Hace casi 80 años, Winston Churchill definió irónicamente la democracia como la peor forma de gobierno, salvo por todas las demás que se han ensayado. La sentencia subraya que siempre han existido fallas inherentes a su funcionamiento, una afirmación que hoy tiene más validez que nunca.
Puede afirmarse que en una campaña electoral —el fundamento del ejercicio democrático— cada candidato o partido hace el mayor esfuerzo por venderse. En el proyecto participan varios consultores, un jefe de prensa, un responsable de marketing y publicidad, y un jefe de campaña, con una estructura muy parecida a la que se encarga de una campaña publicitaria. Con ese equipo se establecen las estrategias necesarias para cumplir con el objetivo fundamental, que la gente «compre» al candidato en un ejercicio de convencimiento masivo. Eso ha sucedido desde hace milenios, aunque con un alcance y un nivel de organización muy distintos.
Sin embargo, en estos tiempos, hay varias razones para plantearse serias inquietudes sobre los procedimientos electorales.
Desde la neurociencia, cada vez entendemos mejor el funcionamiento de nuestro cerebro y el proceso de toma de decisiones. Autores como Daniel Kahneman y Amos Tversky han sido muy claros al exponerlo, y quizá por eso el estudio de los sesgos cognitivos ya forma parte del arsenal imprescindible de una campaña política. ¿Recuerdan el empeño por que la gente saliera a votar berraca? Pues eso: sabemos que las emociones del votante se imponen.
Si a lo anterior le sumamos la devastadora influencia de las redes sociales y, últimamente, el avasallador avance de los agentes de inteligencia artificial, es válido plantearse que estamos cerca de un escenario en el que una campaña política se limite a un juego de estrategia psicológica con una escala sin precedentes. Más que una disputa de ideas y propuestas, el asunto puede convertirse en una pelea entre centros de datos, en la que aquel que pueda financiar el servidor más potente, será el vencedor. ¿Recuerdan el caso de Cambridge Analytica?

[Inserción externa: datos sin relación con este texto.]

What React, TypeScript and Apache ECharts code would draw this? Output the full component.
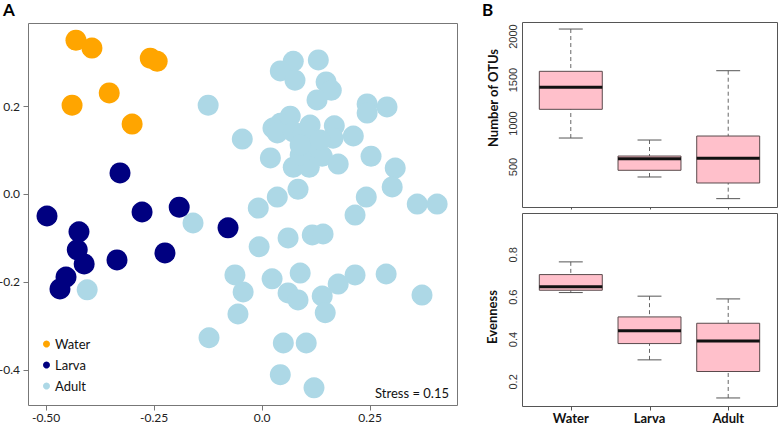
import React, { useEffect, useRef } from "react";
import * as echarts from "echarts";

// Panel A: NMDS coordinates
const waterPts = [
  [-0.431, 0.35], [-0.394, 0.332], [-0.259, 0.309], [-0.243, 0.302],
  [-0.44, 0.202], [-0.354, 0.23], [-0.301, 0.159],
];
const larvaPts = [
  [-0.498, -0.05], [-0.424, -0.086], [-0.428, -0.127], [-0.412, -0.159],
  [-0.454, -0.189], [-0.468, -0.216], [-0.329, 0.048], [-0.278, -0.041],
  [-0.192, -0.03], [-0.225, -0.134], [-0.336, -0.15], [-0.079, -0.077],
];
const adultPts = [
  [-0.125, 0.202], [-0.046, 0.125], [0.072, 0.302], [0.042, 0.28], [0.076, 0.259],
  [0.13, 0.305], [0.148, 0.255], [0.16, 0.236], [0.127, 0.214], [0.243, 0.205],
  [0.289, 0.198], [0.243, 0.184], [0.065, 0.177], [0.042, 0.161], [0.025, 0.15],
  [0.035, 0.139], [0.072, 0.141], [0.095, 0.139], [0.167, 0.155], [0.164, 0.127],
  [0.211, 0.132], [0.116, 0.116], [0.1, 0.105], [0.127, 0.095], [0.139, 0.086],
  [0.019, 0.082], [0.072, 0.061], [0.109, 0.061], [0.176, 0.068], [0.252, 0.086],
  [0.308, 0.059], [0.301, 0.016], [0.083, 0.011], [0.035, -0.007], [-0.009, -0.032],
  [0.241, -0.007], [0.215, -0.048], [0.359, -0.023], [0.405, -0.023], [-0.16, -0.066],
  [0.06, -0.1], [0.116, -0.093], [0.141, -0.091], [-0.007, -0.12], [-0.063, -0.184],
  [-0.044, -0.223], [-0.056, -0.273], [-0.123, -0.327], [-0.405, -0.218], [0.023, -0.193],
  [0.088, -0.18], [0.06, -0.225], [0.083, -0.241], [0.139, -0.232], [0.146, -0.27],
  [0.215, -0.184], [0.287, -0.182], [0.176, -0.205], [0.37, -0.23], [0.049, -0.339],
  [0.102, -0.339], [0.042, -0.411], [0.12, -0.441], [0.088, 0.089], [0.111, 0.157],
  [0.134, 0.123], [0.088, 0.111],
];
const aXTicks = [-0.5, -0.25, 0, 0.25];
const aXTickLabels = ["-0.50", "-0.25", "0.0", "0.25"];
const aYTicks = [-0.4, -0.2, 0, 0.2];
const aYTickLabels = ["-0.4", "-0.2", "0.0", "0.2"];
const stressText = "Stress = 0.15";

// Panel B: boxplot stats [low, q1, median, q3, high]
const groups = ["Water", "Larva", "Adult"];
const groupPos = [1, 2, 3];
const otuStats = [
  [833, 1163, 1416, 1600, 2086],
  [385, 462, 595, 626, 810],
  [136, 316, 600, 856, 1607],
];
const evenStats = [
  [0.622, 0.633, 0.649, 0.707, 0.767],
  [0.304, 0.381, 0.441, 0.507, 0.605],
  [0.124, 0.249, 0.393, 0.477, 0.592],
];
const evenOutliers = [[1, 0.962]];
const otuTicks = [500, 1000, 1500, 2000];
const evenTicks = [0.2, 0.4, 0.6, 0.8];
const evenTickLabels = ["0.2", "0.4", "0.6", "0.8"];

const FONT = "Lato, 'Open Sans', sans-serif";

function boxRender(params: any, api: any) {
  const x = api.value(0);
  const low = api.coord([x, api.value(1)]);
  const q1 = api.coord([x, api.value(2)]);
  const med = api.coord([x, api.value(3)]);
  const q3 = api.coord([x, api.value(4)]);
  const high = api.coord([x, api.value(5)]);
  const cx = low[0];
  const hw = api.size([0.8, 0])[0] / 2;
  const sw = hw * 0.38;
  const wStyle = { stroke: "#666", lineWidth: 1, lineDash: [4, 3] };
  const sStyle = { stroke: "#555", lineWidth: 1 };
  return {
    type: "group",
    children: [
      { type: "line", shape: { x1: cx, y1: high[1], x2: cx, y2: q3[1] }, style: wStyle },
      { type: "line", shape: { x1: cx, y1: low[1], x2: cx, y2: q1[1] }, style: wStyle },
      { type: "line", shape: { x1: cx - sw, y1: high[1], x2: cx + sw, y2: high[1] }, style: sStyle },
      { type: "line", shape: { x1: cx - sw, y1: low[1], x2: cx + sw, y2: low[1] }, style: sStyle },
      {
        type: "rect",
        shape: { x: cx - hw, y: q3[1], width: hw * 2, height: q1[1] - q3[1] },
        style: { fill: "#FFC0CB", stroke: "#5a4a4c", lineWidth: 1 },
      },
      {
        type: "line",
        shape: { x1: cx - hw, y1: med[1], x2: cx + hw, y2: med[1] },
        style: { stroke: "#111", lineWidth: 3 },
      },
    ],
  };
}

const findLabel = (ticks: number[], labels: string[]) => (v: number) =>
  labels[ticks.findIndex((t) => Math.abs(t - v) < 1e-9)] ?? "";

export default function App() {
  const ref = useRef<HTMLDivElement>(null);
  useEffect(() => {
    if (!ref.current) return;
    const chart = echarts.init(ref.current, null, { renderer: "svg" });

    const rA = { x: [-0.542, 0.451], y: [-0.48, 0.389] };
    const rB1 = { x: [0.38, 3.62], y: [40, 2167] };
    const rB2 = { x: [0.38, 3.62], y: [0.086, 0.998] };

    const hiddenLine = { show: false, onZero: false };
    const textGraphics: any[] = [
      { id: "tA", type: "text", left: 3, top: 1, style: { text: "A", fontSize: 17, fontWeight: "bold", fill: "#000", fontFamily: FONT } },
      { id: "tB", type: "text", left: 482, top: 1, style: { text: "B", fontSize: 17, fontWeight: "bold", fill: "#000", fontFamily: FONT } },
      {
        id: "tStress", type: "text", x: 449, y: 393,
        style: { text: stressText, fontSize: 13, fill: "#111", align: "right", verticalAlign: "middle", fontFamily: FONT },
      },
      {
        id: "tOtu", type: "text", x: 493, y: 98, rotation: Math.PI / 2,
        style: { text: "Number of OTUs", fontSize: 13, fontWeight: "bold", fill: "#111", align: "center", verticalAlign: "middle", fontFamily: FONT },
      },
      {
        id: "tEven", type: "text", x: 492, y: 317, rotation: Math.PI / 2,
        style: { text: "Evenness", fontSize: 13, fontWeight: "bold", fill: "#111", align: "center", verticalAlign: "middle", fontFamily: FONT },
      },
    ];
    const option: any = {
      animation: false,
      backgroundColor: "#fff",
      textStyle: { fontFamily: FONT },
      grid: [
        { left: 28, top: 23, width: 429, height: 382, outerBoundsMode: "none" },
        { left: 522, top: 22, width: 255, height: 185, outerBoundsMode: "none" },
        { left: 522, top: 213, width: 255, height: 193, outerBoundsMode: "none" },
      ],
      xAxis: [
        {
          type: "value", gridIndex: 0, position: "bottom", min: rA.x[0], max: rA.x[1],
          splitLine: { show: false }, axisLine: hiddenLine, axisTick: { show: false },
          axisLabel: {
            customValues: aXTicks, margin: 6, fontSize: 12, color: "#222", fontFamily: FONT,
            formatter: findLabel(aXTicks, aXTickLabels),
          },
        },
        {
          type: "value", gridIndex: 1, position: "bottom", min: rB1.x[0], max: rB1.x[1],
          splitLine: { show: false }, axisLine: hiddenLine, axisTick: { show: false },
          axisLabel: { show: false },
        },
        {
          type: "value", gridIndex: 2, position: "bottom", min: rB2.x[0], max: rB2.x[1],
          splitLine: { show: false }, axisLine: hiddenLine, axisTick: { show: false },
          axisLabel: {
            customValues: groupPos, margin: 5, fontSize: 13, fontWeight: "bold", color: "#111", fontFamily: FONT,
            formatter: findLabel(groupPos, groups),
          },
        },
      ],
      yAxis: [
        {
          type: "value", gridIndex: 0, position: "left", min: rA.y[0], max: rA.y[1],
          splitLine: { show: false }, axisLine: hiddenLine, axisTick: { show: false },
          axisLabel: {
            customValues: aYTicks, margin: 8, fontSize: 12, color: "#222", fontFamily: FONT,
            formatter: findLabel(aYTicks, aYTickLabels),
          },
        },
        {
          type: "value", gridIndex: 1, position: "left", min: rB1.y[0], max: rB1.y[1],
          splitLine: { show: false }, axisLine: hiddenLine, axisTick: { show: false },
          axisLabel: {
            customValues: otuTicks, rotate: 90, margin: 4, fontSize: 11, color: "#333",
            fontFamily: "'Liberation Sans', Arial, sans-serif",
            formatter: (v: number) => String(v),
          },
        },
        {
          type: "value", gridIndex: 2, position: "left", min: rB2.y[0], max: rB2.y[1],
          splitLine: { show: false }, axisLine: hiddenLine, axisTick: { show: false },
          axisLabel: {
            customValues: evenTicks, rotate: 90, margin: 4, fontSize: 11, color: "#333",
            fontFamily: "'Liberation Sans', Arial, sans-serif",
            formatter: findLabel(evenTicks, evenTickLabels),
          },
        },
      ],
      legend: {
        data: ["Water", "Larva", "Adult"],
        orient: "vertical",
        left: 43,
        top: 337,
        icon: "circle",
        itemWidth: 7,
        itemHeight: 7,
        itemGap: 7,
        textStyle: { fontSize: 13, lineHeight: 14, color: "#111", fontFamily: FONT },
        padding: 0,
      },
      series: [
        {
          name: "Adult", type: "scatter", xAxisIndex: 0, yAxisIndex: 0, z: 2,
          data: adultPts, symbolSize: 21, itemStyle: { color: "#ADD8E6", opacity: 1 },
        },
        {
          name: "Larva", type: "scatter", xAxisIndex: 0, yAxisIndex: 0, z: 2,
          data: larvaPts, symbolSize: 21, itemStyle: { color: "#000080", opacity: 1 },
        },
        {
          name: "Water", type: "scatter", xAxisIndex: 0, yAxisIndex: 0, z: 2,
          data: waterPts, symbolSize: 21, itemStyle: { color: "#FFA500", opacity: 1 },
        },
        {
          type: "custom", xAxisIndex: 1, yAxisIndex: 1, z: 2,
          data: otuStats.map((s, i) => [groupPos[i], ...s]),
          renderItem: boxRender, encode: { x: 0, y: [1, 2, 3, 4, 5] },
        },
        {
          type: "custom", xAxisIndex: 2, yAxisIndex: 2, z: 2,
          data: evenStats.map((s, i) => [groupPos[i], ...s]),
          renderItem: boxRender, encode: { x: 0, y: [1, 2, 3, 4, 5] },
        },
        {
          type: "scatter", xAxisIndex: 2, yAxisIndex: 2, z: 2,
          data: evenOutliers, symbol: "emptyCircle", symbolSize: 5,
          itemStyle: { color: "#fff", borderColor: "#444", borderWidth: 0.8 },
        },
      ],
      graphic: { elements: textGraphics },
    };
    chart.setOption(option);

    // Frames and tick marks, positioned through the grids' own scales
    const frames = [
      { gi: 0, r: rA, color: "#777", xt: aXTicks, xl: 5, yt: aYTicks, yl: 5 },
      { gi: 1, r: rB1, color: "#555", xt: groupPos, xl: 2, yt: [] as number[], yl: 0 },
      { gi: 2, r: rB2, color: "#555", xt: groupPos, xl: 4, yt: [] as number[], yl: 0 },
    ];
    const px = (v: number) => Math.round(v) + 0.5;
    const frameEls: any[] = [];
    frames.forEach((f, fi) => {
      const tl = chart.convertToPixel({ gridIndex: f.gi } as any, [f.r.x[0], f.r.y[1]]) as any;
      const br = chart.convertToPixel({ gridIndex: f.gi } as any, [f.r.x[1], f.r.y[0]]) as any;
      if (!tl || !br) return;
      const x0 = px(tl[0]), y0 = px(tl[1]), x1 = px(br[0]), y1 = px(br[1]);
      const st = { stroke: f.color, lineWidth: 1, fill: "none" };
      frameEls.push({
        id: "frame" + fi, type: "rect", z: 1, silent: true,
        shape: { x: x0, y: y0, width: x1 - x0, height: y1 - y0 },
        style: st,
      });
      f.xt.forEach((t, ti) => {
        const p = chart.convertToPixel({ gridIndex: f.gi } as any, [t, f.r.y[0]]) as any;
        const xx = px(p[0]);
        frameEls.push({
          id: "xt" + fi + "_" + ti, type: "line", z: 1, silent: true,
          shape: { x1: xx, y1: y1, x2: xx, y2: y1 + f.xl }, style: { stroke: f.color, lineWidth: 1 },
        });
      });
      f.yt.forEach((t, ti) => {
        const p = chart.convertToPixel({ gridIndex: f.gi } as any, [f.r.x[0], t]) as any;
        const yy = px(p[1]);
        frameEls.push({
          id: "yt" + fi + "_" + ti, type: "line", z: 1, silent: true,
          shape: { x1: x0 - f.yl, y1: yy, x2: x0, y2: yy }, style: { stroke: f.color, lineWidth: 1 },
        });
      });
    });
    chart.setOption({ graphic: { elements: [...textGraphics, ...frameEls] } });
    return () => chart.dispose();
  }, []);
  return (
    <div
      ref={ref}
      style={{ position: "absolute", left: 0, top: 0, width: 778, height: 423, background: "#fff" }}
    />
  );
}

Entonces, puede ser un buen momento para revisar los métodos. Para empezar, los topes de gastos de las campañas deben tomarse en serio y reducirse a lo mínimo. También puede valer la pena limitar el acceso de los candidatos a las redes sociales y similares, utilizando solo canales institucionales. En alguna parte hay que trazar la línea, que está muy difusa y con borrones. La duda es razonable: ¿las decisiones electorales se están tomando en un entorno de deliberación pública informada o en uno de manipulación avanzada? En la respuesta a esa pregunta puede estar la clave de nuestro futuro.